(Items listed in a dataset)
::::::
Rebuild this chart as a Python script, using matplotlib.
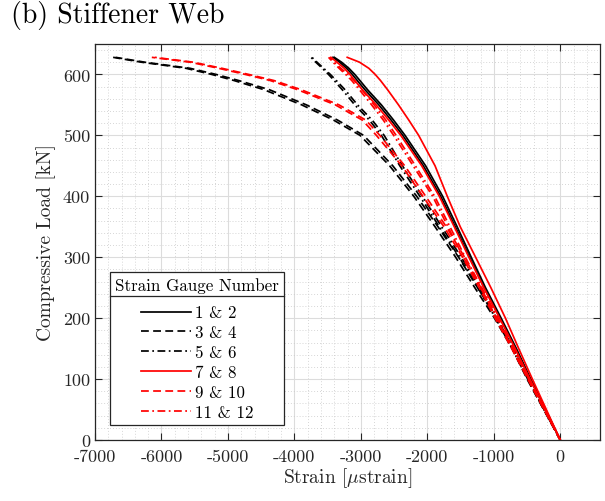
import matplotlib
matplotlib.use("Agg")
import matplotlib.pyplot as plt
from matplotlib.lines import Line2D
from matplotlib.ticker import MultipleLocator, FuncFormatter

plt.rcParams['font.family'] = ['cmr10', 'DejaVu Serif']
plt.rcParams['mathtext.fontset'] = 'cm'
plt.rcParams['axes.unicode_minus'] = False

# compressive load levels [kN], shared by all gauges
load = [0, 50, 100, 150, 200, 250, 300, 350, 400, 450, 500, 525, 550, 575, 590, 600, 610, 620, 628]

# strain readings [microstrain] for each gauge at those load levels
sg1 = [0, -222, -444, -660, -890, -1125, -1340, -1552, -1770, -2026, -2336, -2508, -2692, -2901, -3015, -3092, -3180, -3290, -3400]
sg2 = [0, -225, -452, -672, -905, -1145, -1365, -1580, -1800, -2060, -2370, -2545, -2730, -2940, -3055, -3130, -3215, -3320, -3420]
sg3 = [0, -250, -500, -725, -990, -1286, -1574, -1884, -2204, -2567, -3013, -3411, -3890, -4460, -4910, -5246, -5630, -6300, -6727]
sg4 = [0, -245, -490, -705, -955, -1245, -1530, -1840, -2160, -2520, -2960, -3350, -3820, -4380, -4840, -5180, -5570, -6250, -6690]
sg5 = [0, -245, -490, -725, -975, -1240, -1520, -1820, -2113, -2414, -2692, -2872, -3092, -3281, -3403, -3487, -3580, -3678, -3750]
sg6 = [0, -242, -482, -712, -955, -1215, -1490, -1785, -2075, -2375, -2650, -2830, -3050, -3240, -3370, -3460, -3560, -3660, -3735]
sg7 = [0, -210, -420, -625, -825, -1044, -1274, -1505, -1700, -1884, -2131, -2279, -2434, -2599, -2705, -2785, -2880, -3020, -3205]
sg8 = [0, -228, -456, -678, -912, -1150, -1375, -1595, -1820, -2085, -2400, -2580, -2770, -2980, -3090, -3165, -3250, -3360, -3450]
sg9 = [0, -245, -490, -730, -980, -1220, -1470, -1750, -2068, -2384, -2767, -2978, -3384, -3954, -4365, -4741, -5139, -5568, -6145]
sg10 = [0, -240, -480, -715, -960, -1195, -1440, -1715, -2025, -2340, -2715, -2925, -3330, -3900, -4310, -4690, -5090, -5520, -6100]
sg11 = [0, -238, -476, -710, -950, -1200, -1460, -1690, -1920, -2214, -2507, -2662, -2838, -3023, -3137, -3229, -3328, -3420, -3486]
sg12 = [0, -235, -468, -700, -935, -1180, -1430, -1660, -1890, -2180, -2470, -2625, -2800, -2985, -3100, -3195, -3300, -3400, -3470]

pair_labels = ['1 & 2', '3 & 4', '5 & 6', '7 & 8', '9 & 10', '11 & 12']
pairs = [(sg1, sg2), (sg3, sg4), (sg5, sg6), (sg7, sg8), (sg9, sg10), (sg11, sg12)]
colors = ['k', 'k', 'k', 'r', 'r', 'r']
dashes = [None, (4.5, 2.5), (4.5, 2, 1, 2), None, (4.5, 2.5), (4.5, 2, 1, 2)]

fig = plt.figure(figsize=(6.05, 5.02), dpi=100)
ax = fig.add_axes([0.157, 0.1215, 0.835, 0.789])

handles = []
for (a, b), c, d, lab in zip(pairs, colors, dashes, pair_labels):
    for s in (a, b):
        ln, = ax.plot(s, load, color=c, lw=1.25)
        if d is not None:
            ln.set_dashes(d)
    h = Line2D([], [], color=c, lw=1.25)
    if d is not None:
        h.set_dashes(d)
    handles.append(h)

ax.set_xlim(-7000, 600)
ax.set_ylim(0, 650)
ax.xaxis.set_major_locator(MultipleLocator(1000))
ax.xaxis.set_minor_locator(MultipleLocator(200))
ax.yaxis.set_major_locator(MultipleLocator(100))
ax.yaxis.set_minor_locator(MultipleLocator(20))
plain = FuncFormatter(lambda v, p: '%d' % round(v))
ax.xaxis.set_major_formatter(plain)
ax.yaxis.set_major_formatter(plain)

ax.grid(True, which='major', color='#dcdcdc', lw=0.8)
ax.grid(True, which='minor', color='#c8c8c8', lw=0.6, ls=(0, (1, 2.5)))
ax.set_axisbelow(True)
ax.tick_params(which='both', direction='in', top=True, right=True,
               labelsize=13, colors='#262626', labelcolor='#262626')
ax.tick_params(which='major', length=5, width=0.8)
ax.tick_params(which='minor', length=0)
ax.tick_params(axis='x', pad=6)
for sp in ax.spines.values():
    sp.set_color('#262626')
    sp.set_linewidth(0.9)

ax.set_xlabel(r'Strain [$\mu$strain]', fontsize=14, color='#262626', labelpad=1)
ax.set_ylabel('Compressive Load [kN]', fontsize=14, color='#262626', labelpad=5)
fig.text(0.018, 0.94, '(b) Stiffener Web', fontsize=20, ha='left', va='bottom')

leg = ax.legend(handles, pair_labels, title='Strain Gauge Number',
                loc='lower left', bbox_to_anchor=(0.0297, 0.0379), borderaxespad=0,
                fontsize=12.2, title_fontsize=12.2, handlelength=3.0,
                labelspacing=0.27, handletextpad=0.2, fancybox=False,
                framealpha=1, edgecolor='#262626', borderpad=0.3)
leg.get_frame().set_linewidth(0.9)
leg._legend_box.align = 'center'
leg._legend_box.sep = 9

# horizontal rule under the legend title
fig.canvas.draw()
inv = ax.transAxes.inverted()
fb = leg.get_window_extent()
tb = leg.get_title().get_window_extent()
y_rule = tb.y0 - 3
(x0, yr), (x1, _) = inv.transform([(fb.x0, y_rule), (fb.x1, y_rule)])
ax.add_line(Line2D([x0, x1], [yr, yr], transform=ax.transAxes, color='#262626',
                   lw=0.9, zorder=10))

fig.savefig('out.png', dpi=100)
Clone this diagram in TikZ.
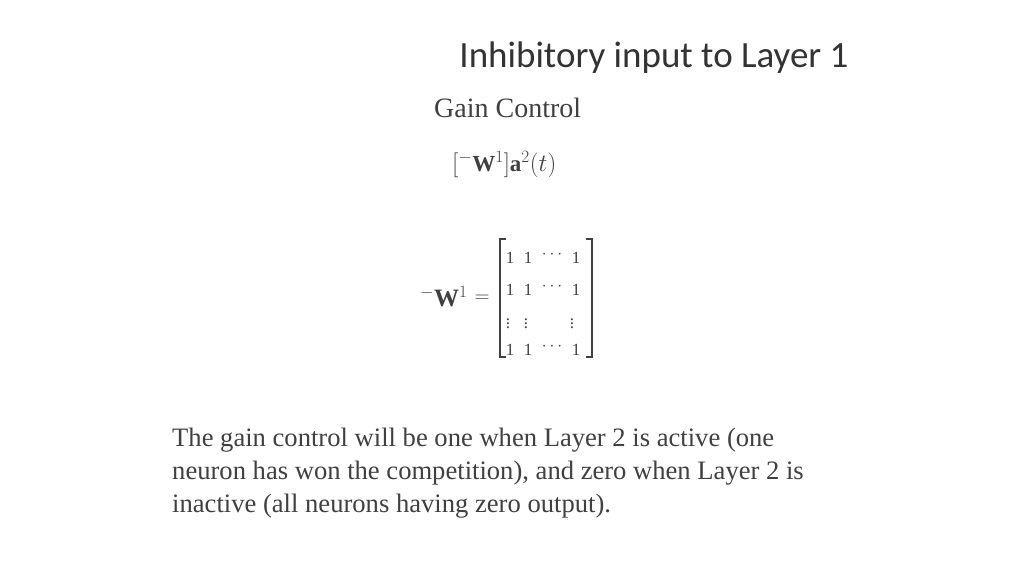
\documentclass[tikz,border=0pt]{standalone}
\usepackage{fontspec}
\setmainfont{Liberation Serif}
\newfontfamily\titlefont{Carlito}
\begin{document}
\begin{tikzpicture}[x=1pt,y=-1pt]
\useasboundingbox[fill=white] (0,0) rectangle (1024,576);
\tikzset{txt/.style={inner sep=0pt,text=black!80},
 ent/.style={inner sep=0pt,text=black!75,font=\fontsize{17}{20}\selectfont},
 brk/.style={draw=black!75,line width=1.6pt}}
\node[txt,font=\titlefont\fontsize{37}{44}\selectfont] (title) at (654,58) {Inhibitory input to Layer 1};
\node[txt,anchor=west,font=\fontsize{28}{32}\selectfont,text=black!75] (gain) at (434,108) {Gain Control};
\node[txt,anchor=west,font=\fontsize{23}{26}\selectfont,text=black!75] (formula) at (452,165) {$[{}^{-}\mathbf{W}^1]\mathbf{a}^2(t)$};
\node[txt,anchor=west,font=\fontsize{25}{28}\selectfont,text=black!75] (lhs) at (420,297) {${}^{-}\mathbf{W}^1$};
\node[txt,font=\fontsize{20}{24}\selectfont,text=black!75] (eq) at (482,299) {$=$};
\foreach \r/\y in {1/258,2/290,4/350}{
  \node[ent] (m\r a) at (510,\y) {1};
  \node[ent] (m\r b) at (528,\y) {1};
  \node[ent] (m\r c) at (552,\y-3) {$\cdots$};
  \node[ent] (m\r d) at (576,\y) {1};
}
\node[ent] (m3a) at (508,321) {$\vdots$};
\node[ent] (m3b) at (526,321) {$\vdots$};
\node[ent] (m3d) at (572,321) {$\vdots$};
\coordinate (lt) at (500,239); \coordinate (lb) at (500,357);
\coordinate (rt) at (592,239); \coordinate (rb) at (592,357);
\draw[brk] ([xshift=6pt]lt) -- (lt) -- (lb) -- ([xshift=6pt]lb);
\draw[brk] ([xshift=-6pt]rt) -- (rt) -- (rb) -- ([xshift=-6pt]rb);
\node[txt,anchor=north west,align=left,font=\fontsize{26.6}{33}\selectfont,text=black!75] (body) at (172,428)
 {The gain control will be one when Layer 2 is active (one\\neuron has won the competition), and zero when Layer 2 is\\inactive (all neurons having zero output).};
\end{tikzpicture}
\end{document}
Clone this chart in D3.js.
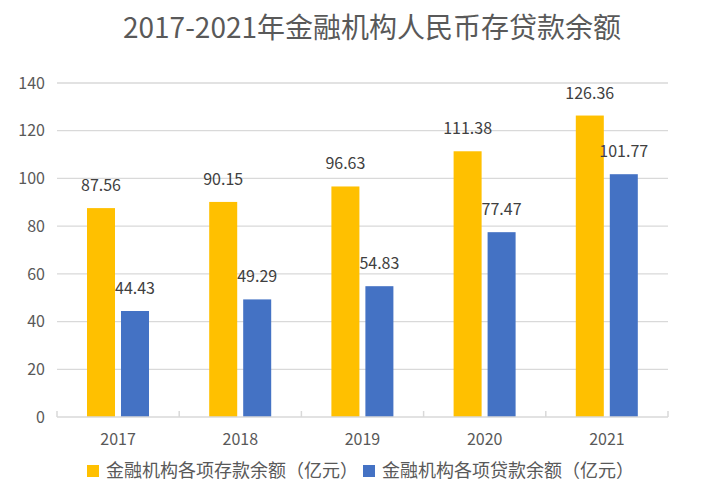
<!DOCTYPE html>
<html><head><meta charset="utf-8">
<script src="https://cdn.jsdelivr.net/npm/d3@7/dist/d3.min.js"></script>
<style>
html,body{margin:0;padding:0;background:#fff;}
svg{display:block;font-family:"Noto Sans CJK SC","Noto Sans",sans-serif;}
</style></head>
<body>
<svg id="chart" width="706" height="491"></svg>
<script>
const title = "2017-2021年金融机构人民币存贷款余额";
const years = ["2017","2018","2019","2020","2021"];
const seriesNames = ["金融机构各项存款余额（亿元）","金融机构各项贷款余额（亿元）"];
const deposits = [87.56, 90.15, 96.63, 111.38, 126.36];
const loans = [44.43, 49.29, 54.83, 77.47, 101.77];
const yTicks = [0,20,40,60,80,100,120,140];
const colors = ["#FFC000","#4472C4"];

const svg = d3.select("#chart");
const L = 57, R = 668, T = 83, B = 417;

const x0 = d3.scaleBand().domain(years).range([L, R]).padding(0);
const x1 = d3.scaleBand().domain([0,1]).range([30, 92]).paddingInner(0.176).paddingOuter(0);
const y = d3.scaleLinear().domain([0,140]).range([B, T]);

// title
svg.append("text").attr("x", 372).attr("y", 38).attr("text-anchor","middle")
  .attr("font-size", 28).attr("fill","#595959").text(title);

// gridlines
svg.append("g").selectAll("line").data(yTicks.filter(d=>d>0)).join("line")
  .attr("x1", L).attr("x2", R).attr("y1", d=>y(d)).attr("y2", d=>y(d))
  .attr("stroke","#d9d9d9").attr("stroke-width",1.3);

// y axis labels
svg.append("g").selectAll("text").data(yTicks).join("text")
  .attr("x", 45).attr("y", d=>y(d)).attr("dy","0.36em").attr("text-anchor","end")
  .attr("font-size", 16).attr("fill","#595959").text(d=>d);

// bars
const data = years.map((yr,i)=>({yr, vals:[deposits[i], loans[i]]}));
const groups = svg.append("g").selectAll("g").data(data).join("g")
  .attr("transform", d=>`translate(${x0(d.yr)},0)`);
groups.selectAll("rect").data(d=>d.vals.map((v,k)=>({v,k}))).join("rect")
  .attr("x", d=>x1(d.k)).attr("width", x1.bandwidth())
  .attr("y", d=>y(d.v)).attr("height", d=>B - y(d.v))
  .attr("fill", d=>colors[d.k]);
groups.selectAll("text").data(d=>d.vals.map((v,k)=>({v,k}))).join("text")
  .attr("x", d=>x1(d.k)+x1.bandwidth()/2).attr("y", d=>y(d.v)-17)
  .attr("text-anchor","middle").attr("font-size",16).attr("fill","#404040")
  .text(d=>d.v.toFixed(2));

// x axis
svg.append("line").attr("x1",L).attr("x2",R).attr("y1",B).attr("y2",B)
  .attr("stroke","#d9d9d9").attr("stroke-width",1.5);
const bounds = years.map(d=>x0(d)).concat([R]);
svg.append("g").selectAll("line").data(bounds).join("line")
  .attr("x1",d=>d).attr("x2",d=>d).attr("y1",B-6).attr("y2",B)
  .attr("stroke","#d9d9d9").attr("stroke-width",1.5);
svg.append("g").selectAll("text").data(years).join("text")
  .attr("x", d=>x0(d)+x0.bandwidth()/2).attr("y", 445).attr("text-anchor","middle")
  .attr("font-size",16).attr("fill","#595959").text(d=>d);

// legend
const legX = [87, 363];
const leg = svg.append("g").selectAll("g").data(seriesNames).join("g")
  .attr("transform",(d,i)=>`translate(${legX[i]},465)`);
leg.append("rect").attr("width",12).attr("height",12).attr("fill",(d,i)=>colors[i]);
leg.append("text").attr("x",19).attr("y",6).attr("dy","0.36em")
  .attr("font-size",18).attr("fill","#595959").text(d=>d);
</script>
</body></html>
::::::
= Task instructions =
Up to and including the line containing "610, 620, 628]", repeat every line from the start of the data, but none of the pictures.

= Correct response =
Rebuild this chart as a Python script, using matplotlib.
import matplotlib
matplotlib.use("Agg")
import matplotlib.pyplot as plt
from matplotlib.lines import Line2D
from matplotlib.ticker import MultipleLocator, FuncFormatter

plt.rcParams['font.family'] = ['cmr10', 'DejaVu Serif']
plt.rcParams['mathtext.fontset'] = 'cm'
plt.rcParams['axes.unicode_minus'] = False

# compressive load levels [kN], shared by all gauges
load = [0, 50, 100, 150, 200, 250, 300, 350, 400, 450, 500, 525, 550, 575, 590, 600, 610, 620, 628]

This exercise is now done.